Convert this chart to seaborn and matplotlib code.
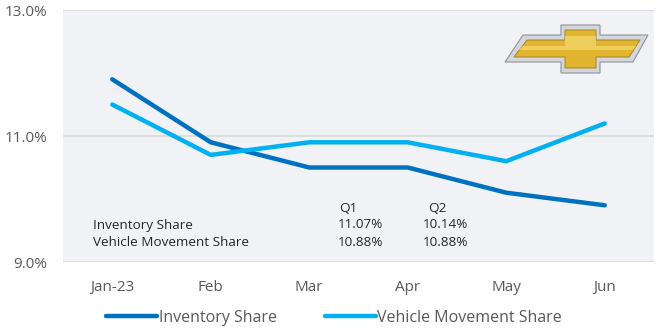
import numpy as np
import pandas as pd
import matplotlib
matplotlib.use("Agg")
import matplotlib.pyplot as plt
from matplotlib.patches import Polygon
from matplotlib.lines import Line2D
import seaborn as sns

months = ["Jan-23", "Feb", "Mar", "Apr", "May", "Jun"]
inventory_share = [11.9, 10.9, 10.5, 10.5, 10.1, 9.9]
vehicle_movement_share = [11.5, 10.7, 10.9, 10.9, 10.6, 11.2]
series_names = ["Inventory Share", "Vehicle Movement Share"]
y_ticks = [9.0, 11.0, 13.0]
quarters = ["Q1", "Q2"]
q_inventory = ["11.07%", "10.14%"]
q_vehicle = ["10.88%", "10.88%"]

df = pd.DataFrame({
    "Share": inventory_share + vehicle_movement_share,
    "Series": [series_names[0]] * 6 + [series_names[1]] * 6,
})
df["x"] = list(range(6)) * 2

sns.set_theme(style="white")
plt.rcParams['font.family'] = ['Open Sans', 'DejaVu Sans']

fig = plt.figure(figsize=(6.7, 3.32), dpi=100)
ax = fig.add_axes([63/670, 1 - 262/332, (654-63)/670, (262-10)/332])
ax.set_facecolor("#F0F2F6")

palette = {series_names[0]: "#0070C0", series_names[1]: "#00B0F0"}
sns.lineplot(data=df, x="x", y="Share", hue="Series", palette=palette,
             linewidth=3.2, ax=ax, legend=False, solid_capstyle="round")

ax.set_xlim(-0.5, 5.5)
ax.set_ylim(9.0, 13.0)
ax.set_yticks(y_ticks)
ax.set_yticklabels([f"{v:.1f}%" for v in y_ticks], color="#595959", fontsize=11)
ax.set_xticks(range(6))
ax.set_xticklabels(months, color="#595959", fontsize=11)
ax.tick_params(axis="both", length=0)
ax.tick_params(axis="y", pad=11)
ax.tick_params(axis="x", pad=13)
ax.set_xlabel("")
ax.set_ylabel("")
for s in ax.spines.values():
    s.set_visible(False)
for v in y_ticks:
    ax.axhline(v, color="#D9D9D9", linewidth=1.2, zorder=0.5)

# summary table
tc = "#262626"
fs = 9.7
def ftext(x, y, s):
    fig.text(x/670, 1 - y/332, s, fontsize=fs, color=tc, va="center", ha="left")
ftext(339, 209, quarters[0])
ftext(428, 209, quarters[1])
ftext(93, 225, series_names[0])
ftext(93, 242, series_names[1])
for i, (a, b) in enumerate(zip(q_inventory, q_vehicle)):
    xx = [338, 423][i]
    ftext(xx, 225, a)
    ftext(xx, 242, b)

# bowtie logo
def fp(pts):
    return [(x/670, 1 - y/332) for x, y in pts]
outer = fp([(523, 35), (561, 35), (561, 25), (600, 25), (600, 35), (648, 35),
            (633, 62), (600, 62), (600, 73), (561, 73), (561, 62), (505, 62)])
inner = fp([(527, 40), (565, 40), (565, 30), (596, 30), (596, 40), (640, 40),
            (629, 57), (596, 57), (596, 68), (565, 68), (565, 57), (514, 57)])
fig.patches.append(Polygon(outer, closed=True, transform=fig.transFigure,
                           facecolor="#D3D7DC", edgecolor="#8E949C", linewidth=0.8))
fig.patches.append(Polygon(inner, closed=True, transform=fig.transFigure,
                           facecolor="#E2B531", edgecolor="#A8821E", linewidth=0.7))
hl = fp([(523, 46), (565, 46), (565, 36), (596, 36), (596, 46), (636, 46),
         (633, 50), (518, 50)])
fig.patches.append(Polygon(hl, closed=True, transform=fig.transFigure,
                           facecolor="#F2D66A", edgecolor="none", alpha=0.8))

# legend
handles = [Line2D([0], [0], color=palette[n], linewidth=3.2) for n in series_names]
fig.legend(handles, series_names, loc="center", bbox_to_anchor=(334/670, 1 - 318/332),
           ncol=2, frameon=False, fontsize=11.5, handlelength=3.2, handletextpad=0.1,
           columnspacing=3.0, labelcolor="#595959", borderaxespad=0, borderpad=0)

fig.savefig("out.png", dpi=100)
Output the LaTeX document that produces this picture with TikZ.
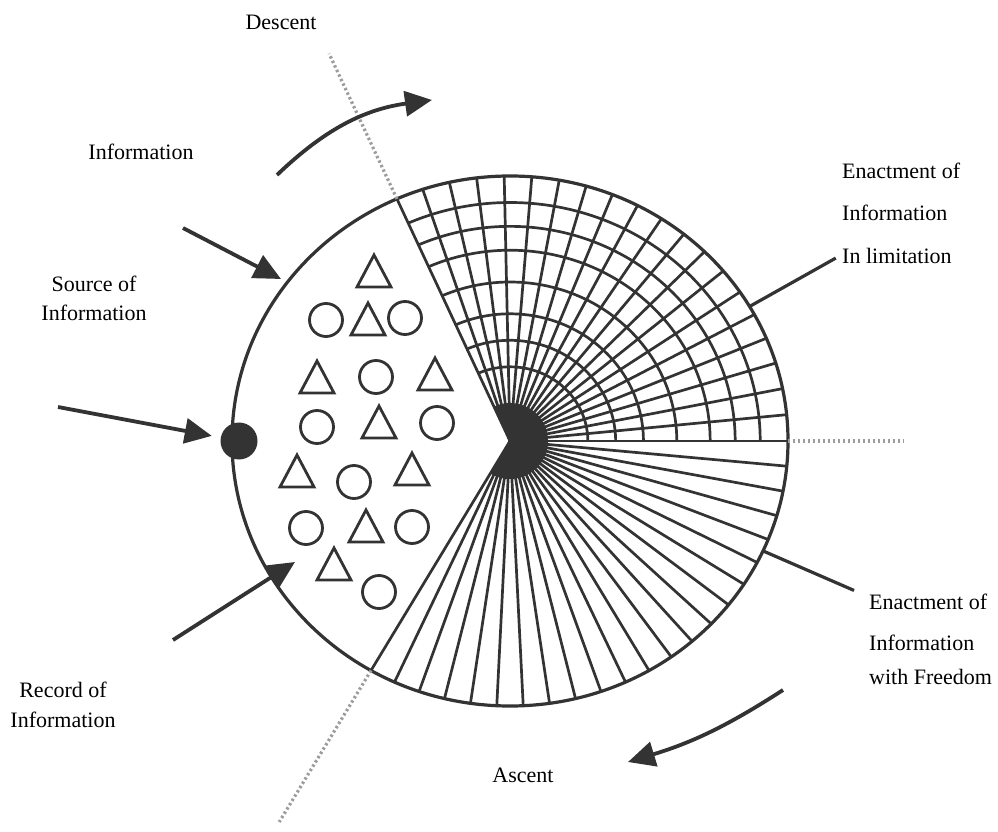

WORK TO DO –
Determine how many lines in the listing above hold the string "seaborn", then write only the number.

RESPONSE –
2